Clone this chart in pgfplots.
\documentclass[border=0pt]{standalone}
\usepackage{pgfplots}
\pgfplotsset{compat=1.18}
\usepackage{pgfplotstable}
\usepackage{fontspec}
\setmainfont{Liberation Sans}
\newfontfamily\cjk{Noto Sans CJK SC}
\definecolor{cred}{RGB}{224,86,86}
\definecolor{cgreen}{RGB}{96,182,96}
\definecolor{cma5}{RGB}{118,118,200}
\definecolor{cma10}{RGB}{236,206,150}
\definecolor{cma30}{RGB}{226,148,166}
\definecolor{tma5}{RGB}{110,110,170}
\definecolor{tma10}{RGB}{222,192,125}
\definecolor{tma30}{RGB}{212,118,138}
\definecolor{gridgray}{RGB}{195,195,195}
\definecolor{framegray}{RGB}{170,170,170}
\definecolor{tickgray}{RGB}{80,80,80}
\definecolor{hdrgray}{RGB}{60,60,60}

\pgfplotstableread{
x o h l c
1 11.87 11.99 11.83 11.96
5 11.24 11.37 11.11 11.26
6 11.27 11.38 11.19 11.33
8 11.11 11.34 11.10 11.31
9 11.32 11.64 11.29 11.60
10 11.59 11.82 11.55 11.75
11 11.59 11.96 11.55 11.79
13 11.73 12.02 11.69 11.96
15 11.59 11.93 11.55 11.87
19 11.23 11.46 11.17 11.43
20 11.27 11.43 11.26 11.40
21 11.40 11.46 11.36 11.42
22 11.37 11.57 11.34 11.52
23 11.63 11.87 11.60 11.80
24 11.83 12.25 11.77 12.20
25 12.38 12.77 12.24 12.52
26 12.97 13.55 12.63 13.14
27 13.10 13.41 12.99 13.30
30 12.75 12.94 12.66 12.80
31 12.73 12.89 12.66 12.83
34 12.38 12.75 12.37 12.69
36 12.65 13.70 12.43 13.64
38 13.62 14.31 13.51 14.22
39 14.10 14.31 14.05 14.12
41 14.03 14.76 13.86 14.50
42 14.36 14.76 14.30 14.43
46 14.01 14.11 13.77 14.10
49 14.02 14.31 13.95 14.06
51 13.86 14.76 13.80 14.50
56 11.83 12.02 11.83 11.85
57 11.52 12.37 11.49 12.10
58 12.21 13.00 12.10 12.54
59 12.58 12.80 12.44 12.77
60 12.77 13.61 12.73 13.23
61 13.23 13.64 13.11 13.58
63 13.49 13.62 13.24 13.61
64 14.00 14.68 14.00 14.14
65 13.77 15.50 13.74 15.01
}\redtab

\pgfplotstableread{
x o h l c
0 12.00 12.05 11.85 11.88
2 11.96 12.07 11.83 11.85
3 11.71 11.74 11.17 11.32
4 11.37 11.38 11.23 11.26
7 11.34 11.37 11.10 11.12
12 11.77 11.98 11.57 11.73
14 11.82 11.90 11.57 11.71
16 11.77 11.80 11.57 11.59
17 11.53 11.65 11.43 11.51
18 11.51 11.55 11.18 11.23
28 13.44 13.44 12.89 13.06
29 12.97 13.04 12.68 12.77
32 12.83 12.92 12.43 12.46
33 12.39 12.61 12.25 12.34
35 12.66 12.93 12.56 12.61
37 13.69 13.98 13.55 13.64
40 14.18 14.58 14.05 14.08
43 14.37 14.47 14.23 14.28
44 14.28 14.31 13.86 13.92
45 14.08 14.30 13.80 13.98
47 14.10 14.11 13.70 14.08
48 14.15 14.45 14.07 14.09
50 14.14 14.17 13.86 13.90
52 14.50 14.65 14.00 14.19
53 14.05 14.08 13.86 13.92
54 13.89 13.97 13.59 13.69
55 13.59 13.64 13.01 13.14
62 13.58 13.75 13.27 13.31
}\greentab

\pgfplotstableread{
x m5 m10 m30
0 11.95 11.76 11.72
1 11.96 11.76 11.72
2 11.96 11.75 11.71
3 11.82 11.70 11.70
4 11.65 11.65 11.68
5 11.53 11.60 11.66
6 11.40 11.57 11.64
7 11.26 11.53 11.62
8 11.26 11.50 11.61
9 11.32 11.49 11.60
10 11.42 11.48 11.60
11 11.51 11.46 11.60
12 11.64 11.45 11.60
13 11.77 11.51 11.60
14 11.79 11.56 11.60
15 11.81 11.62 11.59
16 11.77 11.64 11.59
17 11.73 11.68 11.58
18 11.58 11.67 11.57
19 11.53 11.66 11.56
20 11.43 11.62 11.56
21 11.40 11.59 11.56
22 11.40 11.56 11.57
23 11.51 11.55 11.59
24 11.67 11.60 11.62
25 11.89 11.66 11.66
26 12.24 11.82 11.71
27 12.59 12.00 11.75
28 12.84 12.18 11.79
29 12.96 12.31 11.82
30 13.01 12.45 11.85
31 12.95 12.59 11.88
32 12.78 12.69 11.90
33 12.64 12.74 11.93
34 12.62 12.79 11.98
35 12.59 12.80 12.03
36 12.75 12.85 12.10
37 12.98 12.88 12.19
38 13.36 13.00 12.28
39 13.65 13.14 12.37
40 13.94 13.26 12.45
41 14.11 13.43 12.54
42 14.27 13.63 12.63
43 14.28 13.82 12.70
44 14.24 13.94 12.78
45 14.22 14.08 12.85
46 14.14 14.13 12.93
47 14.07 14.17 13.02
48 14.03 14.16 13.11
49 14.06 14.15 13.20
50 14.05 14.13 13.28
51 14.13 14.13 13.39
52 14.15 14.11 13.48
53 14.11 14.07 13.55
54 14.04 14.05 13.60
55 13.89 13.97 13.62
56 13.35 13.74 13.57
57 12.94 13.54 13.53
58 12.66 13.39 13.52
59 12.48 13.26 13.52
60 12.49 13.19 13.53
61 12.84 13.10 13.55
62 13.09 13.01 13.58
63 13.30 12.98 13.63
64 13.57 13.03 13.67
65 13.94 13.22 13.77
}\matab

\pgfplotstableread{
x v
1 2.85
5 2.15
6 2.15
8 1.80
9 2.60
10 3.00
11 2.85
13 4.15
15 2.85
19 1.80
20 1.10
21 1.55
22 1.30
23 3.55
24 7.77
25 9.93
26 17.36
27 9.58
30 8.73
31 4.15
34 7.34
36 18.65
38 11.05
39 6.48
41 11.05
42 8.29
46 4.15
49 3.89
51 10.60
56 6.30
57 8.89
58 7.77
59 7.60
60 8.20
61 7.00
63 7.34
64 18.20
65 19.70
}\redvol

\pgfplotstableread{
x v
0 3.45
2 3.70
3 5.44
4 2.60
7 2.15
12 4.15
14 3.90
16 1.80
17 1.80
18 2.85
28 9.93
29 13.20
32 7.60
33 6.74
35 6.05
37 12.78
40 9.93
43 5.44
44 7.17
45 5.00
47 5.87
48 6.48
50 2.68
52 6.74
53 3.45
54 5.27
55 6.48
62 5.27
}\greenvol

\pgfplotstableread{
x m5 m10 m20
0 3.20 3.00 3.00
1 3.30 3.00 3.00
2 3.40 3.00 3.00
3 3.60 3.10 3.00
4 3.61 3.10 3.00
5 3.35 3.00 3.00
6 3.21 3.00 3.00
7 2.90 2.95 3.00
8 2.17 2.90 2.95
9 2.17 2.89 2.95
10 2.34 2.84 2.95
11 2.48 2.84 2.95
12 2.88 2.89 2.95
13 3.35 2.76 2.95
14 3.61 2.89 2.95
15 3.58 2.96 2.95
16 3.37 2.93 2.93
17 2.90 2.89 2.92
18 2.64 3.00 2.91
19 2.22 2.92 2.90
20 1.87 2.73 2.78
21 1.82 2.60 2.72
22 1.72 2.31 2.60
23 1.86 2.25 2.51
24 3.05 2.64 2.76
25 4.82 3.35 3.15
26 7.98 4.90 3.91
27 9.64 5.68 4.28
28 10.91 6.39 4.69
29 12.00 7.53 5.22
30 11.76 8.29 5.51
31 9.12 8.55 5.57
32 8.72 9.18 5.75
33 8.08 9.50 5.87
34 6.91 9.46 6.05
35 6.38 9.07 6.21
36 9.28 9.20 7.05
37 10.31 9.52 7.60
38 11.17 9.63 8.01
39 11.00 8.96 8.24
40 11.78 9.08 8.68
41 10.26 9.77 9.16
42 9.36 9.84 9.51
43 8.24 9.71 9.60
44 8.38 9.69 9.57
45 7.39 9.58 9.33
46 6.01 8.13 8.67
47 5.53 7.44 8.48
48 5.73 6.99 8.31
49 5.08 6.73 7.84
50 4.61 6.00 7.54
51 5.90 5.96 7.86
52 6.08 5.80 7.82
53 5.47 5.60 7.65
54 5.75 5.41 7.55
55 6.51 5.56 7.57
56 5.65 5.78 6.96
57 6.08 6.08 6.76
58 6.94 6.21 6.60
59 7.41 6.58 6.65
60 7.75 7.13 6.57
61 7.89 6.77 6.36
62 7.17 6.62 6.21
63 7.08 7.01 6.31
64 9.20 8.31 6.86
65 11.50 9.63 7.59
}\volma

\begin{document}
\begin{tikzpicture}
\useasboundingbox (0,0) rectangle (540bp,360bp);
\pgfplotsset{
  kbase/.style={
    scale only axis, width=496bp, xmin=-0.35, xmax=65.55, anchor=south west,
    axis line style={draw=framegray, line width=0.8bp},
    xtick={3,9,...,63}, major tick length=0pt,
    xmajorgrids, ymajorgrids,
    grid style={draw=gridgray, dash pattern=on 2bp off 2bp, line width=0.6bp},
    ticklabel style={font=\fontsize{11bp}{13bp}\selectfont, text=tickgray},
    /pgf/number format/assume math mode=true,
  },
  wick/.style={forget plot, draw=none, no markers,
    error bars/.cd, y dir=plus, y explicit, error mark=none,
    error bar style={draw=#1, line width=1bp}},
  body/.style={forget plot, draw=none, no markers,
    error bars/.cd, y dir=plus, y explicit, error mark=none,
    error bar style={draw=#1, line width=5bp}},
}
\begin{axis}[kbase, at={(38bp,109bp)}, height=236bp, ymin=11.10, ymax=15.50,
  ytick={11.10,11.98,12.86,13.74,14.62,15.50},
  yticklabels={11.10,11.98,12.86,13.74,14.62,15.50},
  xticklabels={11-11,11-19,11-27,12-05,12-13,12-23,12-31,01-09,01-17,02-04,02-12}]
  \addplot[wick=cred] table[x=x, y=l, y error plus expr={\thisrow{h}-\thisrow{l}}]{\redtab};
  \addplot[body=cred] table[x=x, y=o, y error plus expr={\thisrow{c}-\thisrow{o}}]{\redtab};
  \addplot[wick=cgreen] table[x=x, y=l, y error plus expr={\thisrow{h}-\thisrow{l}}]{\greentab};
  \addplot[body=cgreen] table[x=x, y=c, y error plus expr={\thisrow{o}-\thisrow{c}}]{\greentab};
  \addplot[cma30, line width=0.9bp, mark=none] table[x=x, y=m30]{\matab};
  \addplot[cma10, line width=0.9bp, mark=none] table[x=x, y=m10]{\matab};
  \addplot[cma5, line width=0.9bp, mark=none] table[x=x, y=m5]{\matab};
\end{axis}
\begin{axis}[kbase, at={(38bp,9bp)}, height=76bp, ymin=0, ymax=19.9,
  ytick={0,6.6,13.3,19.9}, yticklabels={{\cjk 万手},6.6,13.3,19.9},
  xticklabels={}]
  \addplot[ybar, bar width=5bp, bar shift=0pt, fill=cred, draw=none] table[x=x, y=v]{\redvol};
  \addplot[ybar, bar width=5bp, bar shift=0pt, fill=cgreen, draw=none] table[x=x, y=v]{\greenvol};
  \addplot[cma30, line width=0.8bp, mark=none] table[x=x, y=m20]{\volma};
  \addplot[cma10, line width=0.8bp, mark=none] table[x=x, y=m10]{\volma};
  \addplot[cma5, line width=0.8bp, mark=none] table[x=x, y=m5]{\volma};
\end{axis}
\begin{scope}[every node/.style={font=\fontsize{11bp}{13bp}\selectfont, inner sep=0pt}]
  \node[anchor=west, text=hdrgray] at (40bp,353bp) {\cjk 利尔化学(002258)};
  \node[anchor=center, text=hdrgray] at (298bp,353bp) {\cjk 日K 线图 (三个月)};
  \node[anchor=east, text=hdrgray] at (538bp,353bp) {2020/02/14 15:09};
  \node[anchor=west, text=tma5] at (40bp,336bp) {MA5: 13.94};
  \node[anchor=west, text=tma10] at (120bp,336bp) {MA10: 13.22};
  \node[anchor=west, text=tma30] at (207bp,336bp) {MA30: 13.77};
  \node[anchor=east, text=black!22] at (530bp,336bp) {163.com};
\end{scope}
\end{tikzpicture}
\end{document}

────

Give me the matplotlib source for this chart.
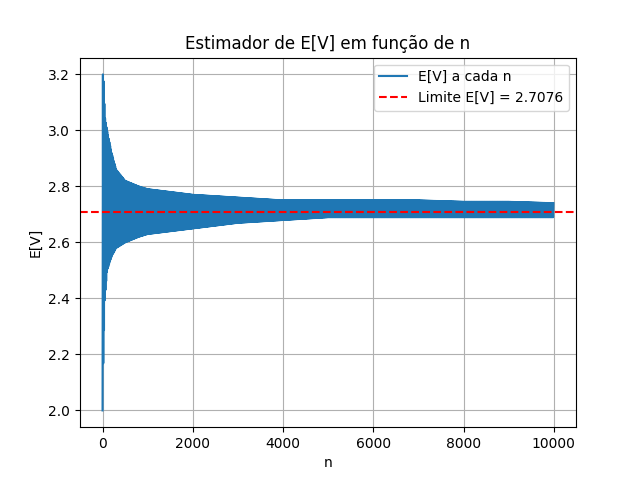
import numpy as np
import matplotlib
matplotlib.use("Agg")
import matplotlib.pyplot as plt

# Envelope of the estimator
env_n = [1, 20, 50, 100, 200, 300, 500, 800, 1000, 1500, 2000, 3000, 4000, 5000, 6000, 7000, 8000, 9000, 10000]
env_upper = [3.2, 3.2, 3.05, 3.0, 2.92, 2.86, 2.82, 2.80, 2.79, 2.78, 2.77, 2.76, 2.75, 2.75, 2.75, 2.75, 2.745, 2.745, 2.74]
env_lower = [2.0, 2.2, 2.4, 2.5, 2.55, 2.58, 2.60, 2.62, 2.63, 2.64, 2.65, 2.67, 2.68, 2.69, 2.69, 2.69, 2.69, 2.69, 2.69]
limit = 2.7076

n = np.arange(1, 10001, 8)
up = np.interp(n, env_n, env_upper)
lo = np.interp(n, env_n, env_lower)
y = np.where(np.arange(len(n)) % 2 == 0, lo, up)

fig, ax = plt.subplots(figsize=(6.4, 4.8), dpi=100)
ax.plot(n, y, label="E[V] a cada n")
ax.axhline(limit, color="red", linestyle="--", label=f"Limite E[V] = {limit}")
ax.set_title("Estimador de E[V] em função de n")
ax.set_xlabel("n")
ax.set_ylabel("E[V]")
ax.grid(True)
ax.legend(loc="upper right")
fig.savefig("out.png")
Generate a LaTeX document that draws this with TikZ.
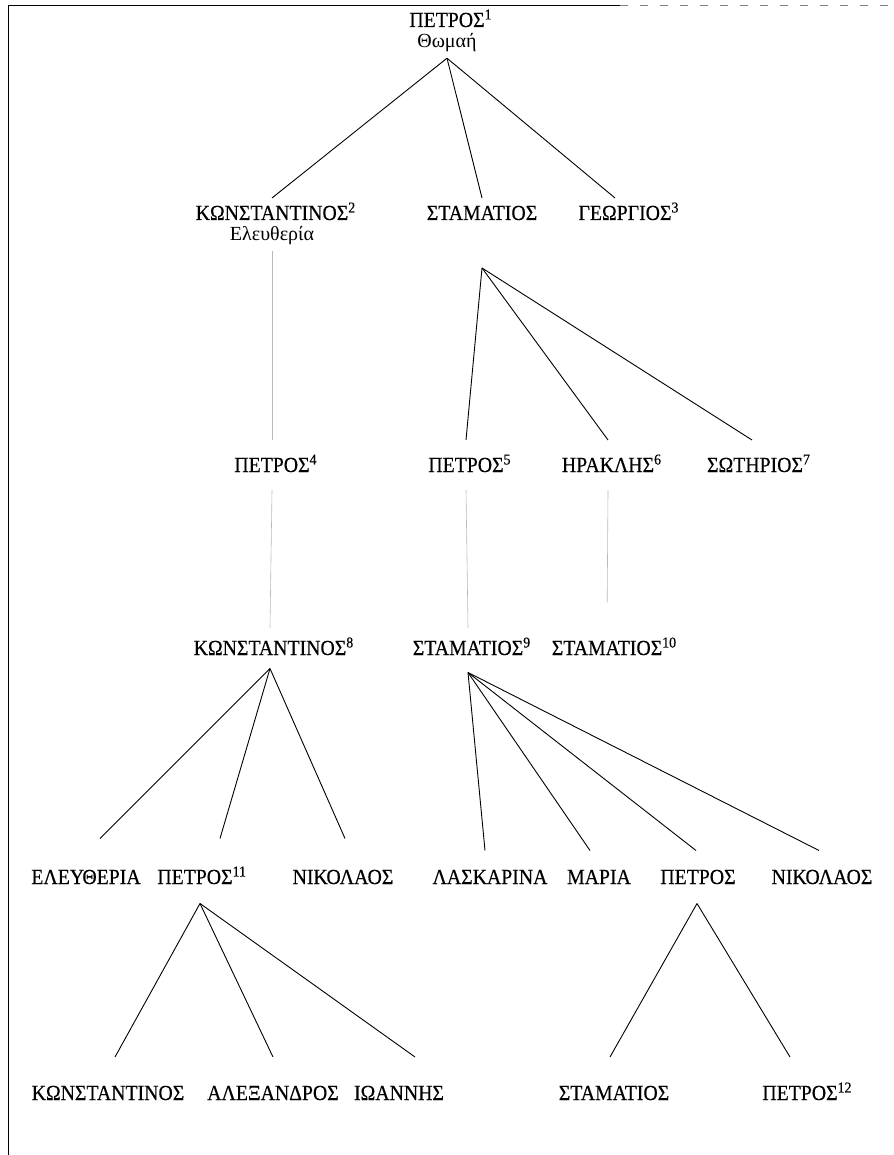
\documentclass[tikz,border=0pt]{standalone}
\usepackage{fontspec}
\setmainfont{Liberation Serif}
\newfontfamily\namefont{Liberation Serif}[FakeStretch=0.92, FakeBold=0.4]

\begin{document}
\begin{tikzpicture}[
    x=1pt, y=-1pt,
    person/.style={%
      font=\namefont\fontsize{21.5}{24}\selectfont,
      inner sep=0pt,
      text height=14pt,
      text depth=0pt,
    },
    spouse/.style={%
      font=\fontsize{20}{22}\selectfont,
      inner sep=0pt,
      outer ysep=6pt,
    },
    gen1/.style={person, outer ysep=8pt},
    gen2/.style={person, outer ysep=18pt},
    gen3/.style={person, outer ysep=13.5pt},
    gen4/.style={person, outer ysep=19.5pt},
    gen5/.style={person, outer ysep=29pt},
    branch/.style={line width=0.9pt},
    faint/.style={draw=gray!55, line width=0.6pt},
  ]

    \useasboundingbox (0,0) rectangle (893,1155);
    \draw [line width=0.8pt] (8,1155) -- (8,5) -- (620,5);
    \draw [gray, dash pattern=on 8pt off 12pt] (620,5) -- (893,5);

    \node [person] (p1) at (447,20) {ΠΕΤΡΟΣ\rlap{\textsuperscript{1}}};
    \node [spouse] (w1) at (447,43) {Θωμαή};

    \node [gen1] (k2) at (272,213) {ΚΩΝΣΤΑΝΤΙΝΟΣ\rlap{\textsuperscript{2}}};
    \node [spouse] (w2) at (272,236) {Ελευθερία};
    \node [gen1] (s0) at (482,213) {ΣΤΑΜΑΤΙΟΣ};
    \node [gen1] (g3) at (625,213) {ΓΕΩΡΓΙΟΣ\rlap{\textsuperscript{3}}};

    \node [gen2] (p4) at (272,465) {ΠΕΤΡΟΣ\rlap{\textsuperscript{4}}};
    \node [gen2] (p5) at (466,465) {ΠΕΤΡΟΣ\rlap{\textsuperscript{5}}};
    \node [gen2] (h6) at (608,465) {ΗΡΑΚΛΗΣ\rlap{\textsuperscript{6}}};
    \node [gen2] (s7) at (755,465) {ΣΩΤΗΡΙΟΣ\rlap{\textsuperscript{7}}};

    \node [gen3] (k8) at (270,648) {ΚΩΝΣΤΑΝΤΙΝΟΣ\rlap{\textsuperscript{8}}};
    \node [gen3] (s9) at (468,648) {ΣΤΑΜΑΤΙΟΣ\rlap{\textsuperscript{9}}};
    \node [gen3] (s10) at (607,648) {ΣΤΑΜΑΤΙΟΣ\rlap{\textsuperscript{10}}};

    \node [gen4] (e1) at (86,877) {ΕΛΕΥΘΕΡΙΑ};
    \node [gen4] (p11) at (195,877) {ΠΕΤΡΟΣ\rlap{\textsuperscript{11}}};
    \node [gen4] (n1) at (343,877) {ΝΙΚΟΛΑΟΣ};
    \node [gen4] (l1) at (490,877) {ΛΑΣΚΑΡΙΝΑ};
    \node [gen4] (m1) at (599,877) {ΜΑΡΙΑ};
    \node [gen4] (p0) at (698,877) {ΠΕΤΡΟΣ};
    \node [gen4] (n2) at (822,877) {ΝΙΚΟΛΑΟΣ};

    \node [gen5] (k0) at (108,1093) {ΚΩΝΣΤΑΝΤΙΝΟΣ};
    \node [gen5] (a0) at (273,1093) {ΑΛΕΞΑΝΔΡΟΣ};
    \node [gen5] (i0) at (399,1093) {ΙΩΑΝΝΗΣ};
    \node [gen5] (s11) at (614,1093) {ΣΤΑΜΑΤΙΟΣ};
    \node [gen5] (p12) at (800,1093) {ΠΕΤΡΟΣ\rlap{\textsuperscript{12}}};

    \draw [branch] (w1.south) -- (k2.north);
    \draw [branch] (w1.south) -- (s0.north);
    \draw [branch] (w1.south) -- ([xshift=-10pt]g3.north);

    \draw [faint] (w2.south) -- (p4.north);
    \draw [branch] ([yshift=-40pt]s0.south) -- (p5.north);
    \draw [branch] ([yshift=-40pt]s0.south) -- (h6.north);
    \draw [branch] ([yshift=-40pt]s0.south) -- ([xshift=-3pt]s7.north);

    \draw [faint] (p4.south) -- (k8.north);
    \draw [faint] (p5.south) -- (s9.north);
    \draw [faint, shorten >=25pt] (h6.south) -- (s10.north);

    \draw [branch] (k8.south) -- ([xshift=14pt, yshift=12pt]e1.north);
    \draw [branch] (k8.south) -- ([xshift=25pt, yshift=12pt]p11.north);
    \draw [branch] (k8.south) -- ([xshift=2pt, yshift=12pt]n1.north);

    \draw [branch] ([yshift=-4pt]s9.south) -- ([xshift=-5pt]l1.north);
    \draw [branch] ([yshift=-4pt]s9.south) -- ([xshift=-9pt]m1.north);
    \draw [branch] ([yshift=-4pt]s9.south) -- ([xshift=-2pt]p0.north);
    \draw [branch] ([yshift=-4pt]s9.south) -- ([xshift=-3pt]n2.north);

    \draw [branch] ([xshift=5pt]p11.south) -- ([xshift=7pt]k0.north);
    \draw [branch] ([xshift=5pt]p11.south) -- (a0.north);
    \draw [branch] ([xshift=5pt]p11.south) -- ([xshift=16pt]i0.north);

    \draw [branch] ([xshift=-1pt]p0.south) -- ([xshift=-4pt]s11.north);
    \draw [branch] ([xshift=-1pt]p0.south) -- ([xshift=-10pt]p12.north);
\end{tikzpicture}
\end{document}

────

The request: Print out, exactly and with nothing added, the lines starting at the line holding "Give me the matplotlib source for this chart." and ending at the line holding "import matplotlib.pyplot as plt", minus any pictures.

Worked answer:
Give me the matplotlib source for this chart.
import numpy as np
import matplotlib
matplotlib.use("Agg")
import matplotlib.pyplot as plt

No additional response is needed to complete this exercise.